You could of course do,

x=x+0.905; //where x is float type variable.starting from x=15.00
result = x*100;


Or, combine the two calculations and reorder them to,

result=x*100+90;

The earlier you can convert to integer the more accurate the result will be.

Mike.

 

[Pommie]

Just realised you are doing (15.0+X*0.9)*100. You can rearrange this and do (1500+(int)X*90) and your error should disappear.

Mike.

 

[neelam29]

Thanks a lot MIKE!!!!!!!

with your method the problem is solved in starting but when the counter reaches somewhere around 79080 it shows 79081 here the error adds up by 1.

i'think still some problem is left....

Regards

 

[neelam29]

Thanks a lot MIKE!!!!!!!

with your method the problem is solved in starting but when the counter reaches somewhere around 79080 it shows 79081 here the error adds up by 1.

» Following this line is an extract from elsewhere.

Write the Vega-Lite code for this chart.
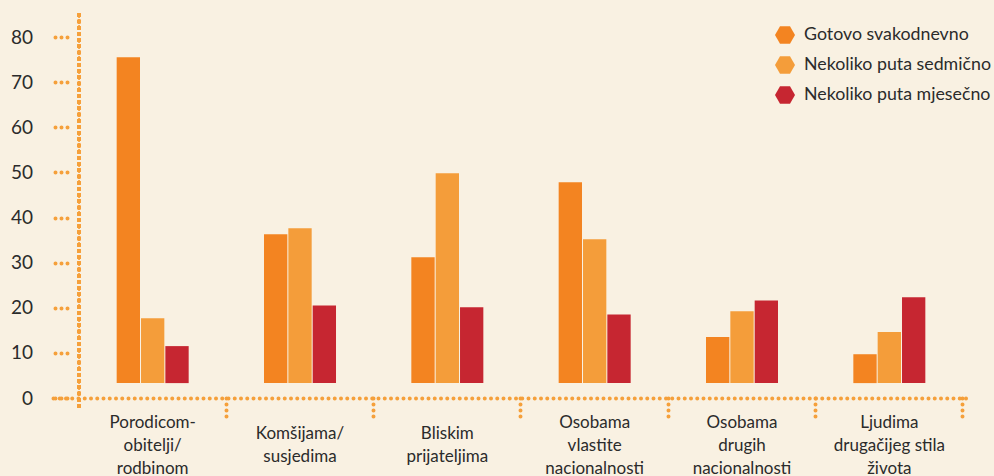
{
  "$schema": "https://vega.github.io/schema/vega-lite/v6.json",
  "width": 916,
  "height": 361,
  "autosize": "none",
  "padding": {"left": 53, "top": 37, "right": 25, "bottom": 78},
  "background": "#F9F1E2",
  "config": {"view": {"stroke": null}, "font": "Lato"},
  "data": {
    "values": [
      {"category": "Porodicom-\nobitelji/\nrodbinom", "series": "Gotovo svakodnevno", "value": 75.5},
      {"category": "Porodicom-\nobitelji/\nrodbinom", "series": "Nekoliko puta sedmično", "value": 17.7},
      {"category": "Porodicom-\nobitelji/\nrodbinom", "series": "Nekoliko puta mjesečno", "value": 11.5},
      {"category": "Komšijama/\nsusjedima", "series": "Gotovo svakodnevno", "value": 36.3},
      {"category": "Komšijama/\nsusjedima", "series": "Nekoliko puta sedmično", "value": 37.6},
      {"category": "Komšijama/\nsusjedima", "series": "Nekoliko puta mjesečno", "value": 20.5},
      {"category": "Bliskim\nprijateljima", "series": "Gotovo svakodnevno", "value": 31.2},
      {"category": "Bliskim\nprijateljima", "series": "Nekoliko puta sedmično", "value": 49.8},
      {"category": "Bliskim\nprijateljima", "series": "Nekoliko puta mjesečno", "value": 20.1},
      {"category": "Osobama\nvlastite\nnacionalnosti", "series": "Gotovo svakodnevno", "value": 47.8},
      {"category": "Osobama\nvlastite\nnacionalnosti", "series": "Nekoliko puta sedmično", "value": 35.2},
      {"category": "Osobama\nvlastite\nnacionalnosti", "series": "Nekoliko puta mjesečno", "value": 18.5},
      {"category": "Osobama\ndrugih\nnacionalnosti", "series": "Gotovo svakodnevno", "value": 13.5},
      {"category": "Osobama\ndrugih\nnacionalnosti", "series": "Nekoliko puta sedmično", "value": 19.2},
      {"category": "Osobama\ndrugih\nnacionalnosti", "series": "Nekoliko puta mjesečno", "value": 21.6},
      {"category": "Ljudima\ndrugačijeg stila\nživota", "series": "Gotovo svakodnevno", "value": 9.7},
      {"category": "Ljudima\ndrugačijeg stila\nživota", "series": "Nekoliko puta sedmično", "value": 14.6},
      {"category": "Ljudima\ndrugačijeg stila\nživota", "series": "Nekoliko puta mjesečno", "value": 22.3}
    ]
  },
  "layer": [
    {
      "mark": {"type": "bar"},
      "encoding": {
        "x": {
          "field": "category",
          "type": "nominal",
          "sort": null,
          "scale": {
            "domain": ["Porodicom-\nobitelji/\nrodbinom", "Komšijama/\nsusjedima", "Bliskim\nprijateljima", "Osobama\nvlastite\nnacionalnosti", "Osobama\ndrugih\nnacionalnosti", "Ljudima\ndrugačijeg stila\nživota"],
            "paddingInner": 0.5113, "paddingOuter": 0.3643, "align": 0.5932
          },
          "axis": {
            "title": null,
            "labels": false,
            "domain": true,
            "domainDash": [0, 6.25],
            "domainCap": "round",
            "domainWidth": 4,
            "domainColor": "#F5A03B",
            "bandPosition": 1.523,
            "ticks": true,
            "tickSize": 18.5,
            "tickDash": [0, 6],
            "tickCap": "round",
            "tickWidth": 4,
            "tickColor": "#F5A03B"
          }
        },
        "xOffset": {
          "field": "series",
          "type": "nominal",
          "sort": null,
          "scale": {"paddingInner": 0.0417, "paddingOuter": 0}
        },
        "y": {
          "field": "value",
          "type": "quantitative",
          "scale": {"domain": [0, 80]},
          "axis": {
            "title": null,
            "values": [0, 10, 20, 30, 40, 50, 60, 70, 80],
            "domain": false,
            "grid": false,
            "offset": -14,
            "tickSize": 12.5,
            "tickDash": [0, 6],
            "tickCap": "round",
            "tickWidth": 4,
            "tickColor": "#F5A03B",
            "labelPadding": 22,
            "labelFontSize": 19,
            "labelColor": "#2b2b2b"
          }
        },
        "y2": {"datum": 3.3},
        "color": {
          "field": "series",
          "type": "nominal",
          "sort": null,
          "scale": {
            "domain": ["Gotovo svakodnevno", "Nekoliko puta sedmično", "Nekoliko puta mjesečno"],
            "range": ["#F38421", "#F49D3A", "#C62631"]
          },
          "legend": {
            "title": null,
            "orient": "none",
            "legendX": 722,
            "legendY": -12,
            "symbolType": "M-1,0L-0.5,-0.866L0.5,-0.866L1,0L0.5,0.866L-0.5,0.866Z",
            "symbolSize": 400,
            "symbolStrokeWidth": 0,
            "labelFontSize": 17.8,
            "labelLimit": 300,
            "labelOffset": 9,
            "rowPadding": 11,
            "labelColor": "#2b2b2b"
          }
        }
      }
    },
    {
      "mark": {"type": "rule", "strokeDash": [0, 6.2], "strokeCap": "round", "strokeWidth": 4, "color": "#F5A03B"},
      "encoding": {
        "x": {"datum": "Porodicom-\nobitelji/\nrodbinom", "type": "nominal", "bandPosition": -0.523},
        "y": {"datum": 84.8},
        "y2": {"datum": -2.7}
      }
    },
    {
      "transform": [{"filter": "length(split(datum.category, '\\n')) == 3 && datum.series == 'Gotovo svakodnevno'"}],
      "mark": {"type": "text", "baseline": "alphabetic", "align": "center", "fontSize": 17, "lineHeight": 23, "lineBreak": "\n", "color": "#2b2b2b"},
      "encoding": {
        "x": {"field": "category", "type": "nominal", "sort": null},
        "y": {"datum": -6.7},
        "text": {"field": "category"}
      }
    },
    {
      "transform": [{"filter": "length(split(datum.category, '\\n')) == 2 && datum.series == 'Gotovo svakodnevno'"}],
      "mark": {"type": "text", "baseline": "alphabetic", "align": "center", "fontSize": 17, "lineHeight": 23, "lineBreak": "\n", "color": "#2b2b2b"},
      "encoding": {
        "x": {"field": "category", "type": "nominal", "sort": null},
        "y": {"datum": -9.1},
        "text": {"field": "category"}
      }
    }
  ]
}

i'think still some problem is left....

Regards

 

[Pommie]

It will probably work fine as,

result = (unsigned long int)((x+0.001)*100);

But rearranging would be a better solution.

for(x=15;x<1000;x++){
    Result=1500+x*90;
    display(result);
}

Mike.

 

[ClydeCrashKop]

My computer dealer told me that after the 486 Intel called their next chip Pentium because when they tried to call it 586, they kept getting 585.9999999999

 

[Hero999]

There was a bug in the early pentium processors but it was fixed a long time ago.